ある冬の初めの頃、庭を眺めていた孔子が、しみじみとこう呟いた。
「ああ、すっかり寒くなって、花は枯れ葉が散り果ててしまった。
でも、松と柏の木だけは枯れ萎む事なく、厳しい寒さによく耐えているなあ。
「歳寒くして、然る後に松柏の刻むに後るる事を知る」。
年末になって時節が寒くなっても、松や柏の木が寒さに悩まず、苦しまずに、不変の緑を誇っている姿を、讃えたのである。
気候が寒くなったとは、世の中が乱れ、不況になった事の例えである。
状況が悪い方に変化した時、精神力の弱い人には、草木が枯れてしまう様に、しょんぼりして、うっかりすると突然病気になってしまう事もあろう。
そんな時は、みんなで励まし合って、手を携えて、過酷な情況に立ち向かい積極的に乗りきって行きたい。
松や柏の緑の様に、心だけはしっかりと強い人になりたい。
どんなピンチの時でも…。
「松樹千年の翠」ーこれは、南宋末期の禅僧、石田法薰(せきでんほうくん)の名高い言葉である。
松の緑の美しさは、千年も変わる事はない。
この言葉から「松柏千年の春」という詩句も生まれ、元日やお祝いの時に、よく掛軸にして床の間にかけた。
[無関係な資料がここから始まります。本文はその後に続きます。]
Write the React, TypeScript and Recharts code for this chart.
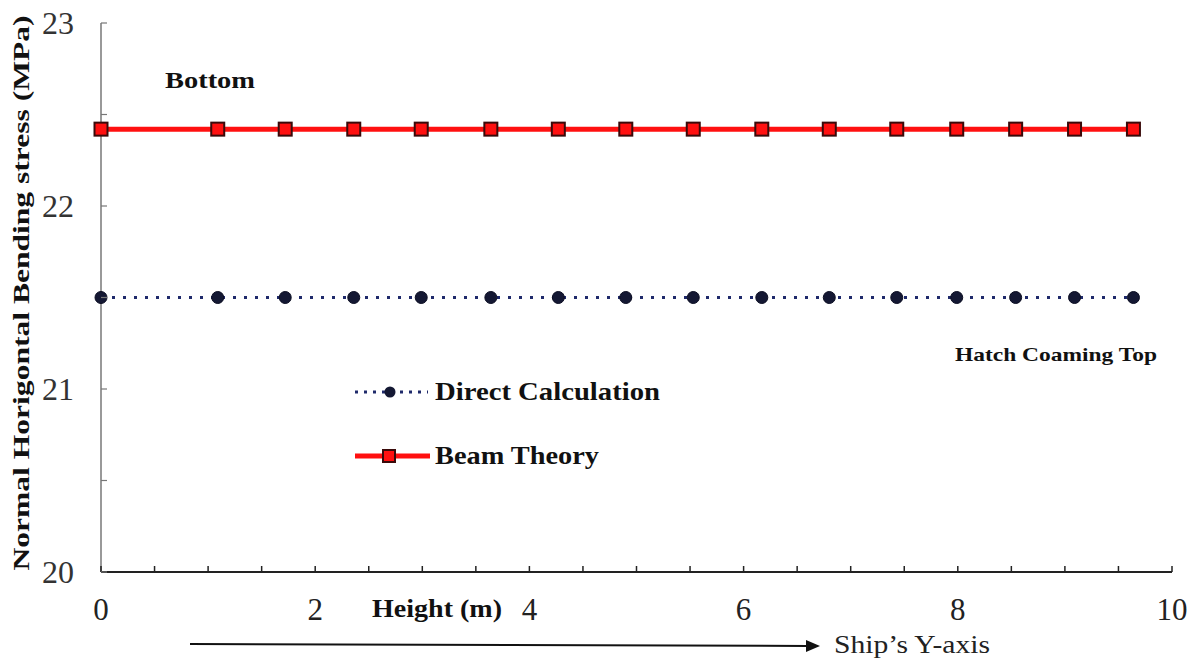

どんな辛い事が有っても、松の緑の様に相変わらず、元気にやって行こう…と。
「一枝の梅花、雪に和して香(かんば)し」(出典未詳)。
これも、あまりにも名高い禅語てある。
まだ、春は浅い。梅の花がたった一本の枝先に、ポツンと咲く。
何と無情にも、その花の上にハラハラと雪が舞う。
いつの間にか、雪が冷たくこんもり積もる。
が、梅の花は突如迫った辛い情況に、毅然と和して、凛々しく咲く。